Hai-mei returns to Seoul with Ben, a man who seems to outclass Jong-su in a myriad of ways. Ben lives in a luxurious apartment, drives a Porsche, and smoothly inhabits the socialite world of South Korea’s new rich, or as Jong-su calls them, the ‘Gatsbys.’ Yet Ben does not bear the hubris of Jay Gatsby. He does not seem to love Hai-mei, nor the young woman he is with at the end of the film. Still, a scrim of mystery coats him throughout. His face is unmarred by any sliver of emotion - he tells Jong-su that he has never cried. Perhaps Ben is a villain; he keeps a collection of watches, trinkets, and other valuables from the women he has encountered in a drawer in his bathroom, and he never tells Jong-su of Hai-mei’s whereabouts after she disappears. Moreover, when he reveals to Jong-su that he burns greenhouses along the countryside as a pastime, his reasoning relates primarily to their ugly appearance. When I finished watching Burning for the first time, I fell in line with Jong-su’s eye.
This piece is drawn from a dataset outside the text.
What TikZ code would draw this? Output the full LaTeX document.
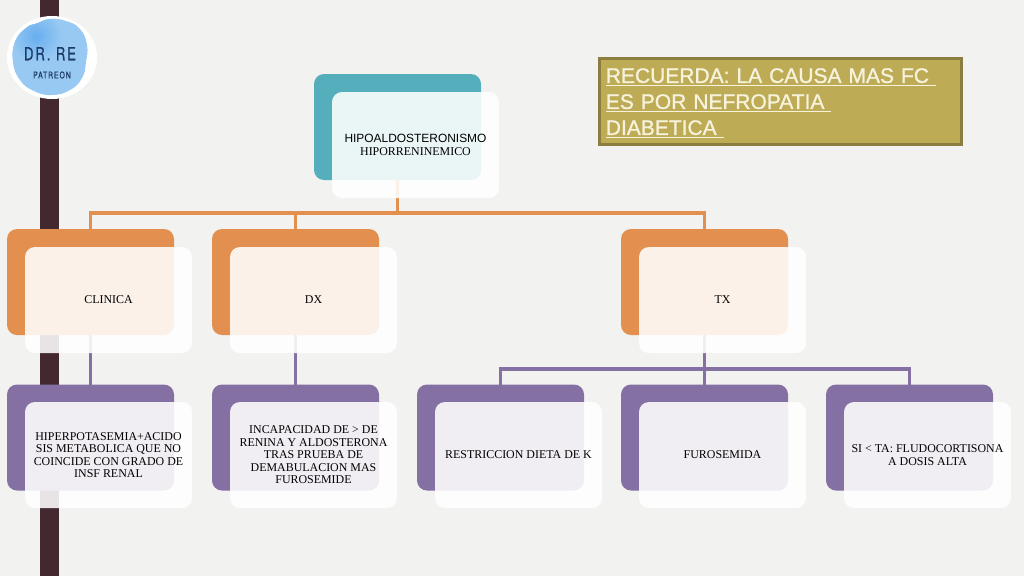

Ben is obviously an incarnation of capitalism’s greatest faults: a man with little personal identity whose value is solely determined by wealth and its various manifestations. Why wouldn’t he kill unsuspecting women who haven’t figured out how to play the system like him? He could be read as some sort of Hitchcockian loan shark, lending the promise of prosperity only to drain, (or perhaps inflame), his victims like a stock-market crash.

Despite this, Burning avoids plummeting into a glib fantasy. Ben lacks an identity, and becomes a vessel onto which Jong-su can project his own self-hatred. There is a scene in which Ben invites Jong-su to define ‘metaphor’ after Hai-mei asks about it. Jong-su is unable to do this, while Ben does so cogently. In another scene, after telling Ben his favorite writer is William Faulkner, Jong-su is only able to explain his choice through emotional language unrelated to the craft of literature. The educated, charming and privileged Ben is the antithesis of Jong-su, who, despite having earned a university degree in writing, is unable to create a successful novel. This is not to antagonize either character, but to emphasize that while the film’s antagonist is Ben, the true villain is not a physical entity but a multiplicity of systems churning underneath Jong-su’s perspective. Having lost Hai-mei to Ben because of his market value, Jong-su is devoured by a kind of rage fed by socially-cultivated toxic masculinity. He projects a violent character onto Ben, and uses this to justify his murder of him at the film’s conclusion.

Perhaps that is not the correct way to interpret Burning. If I’m honest, I haven’t exactly pinned down the film. Maybe my interpretation is too vague, too broad, symbolic and open. I could be reading into it too much. But then again, what’s the fun in a film that’s worked it all out for you before you even experience its language?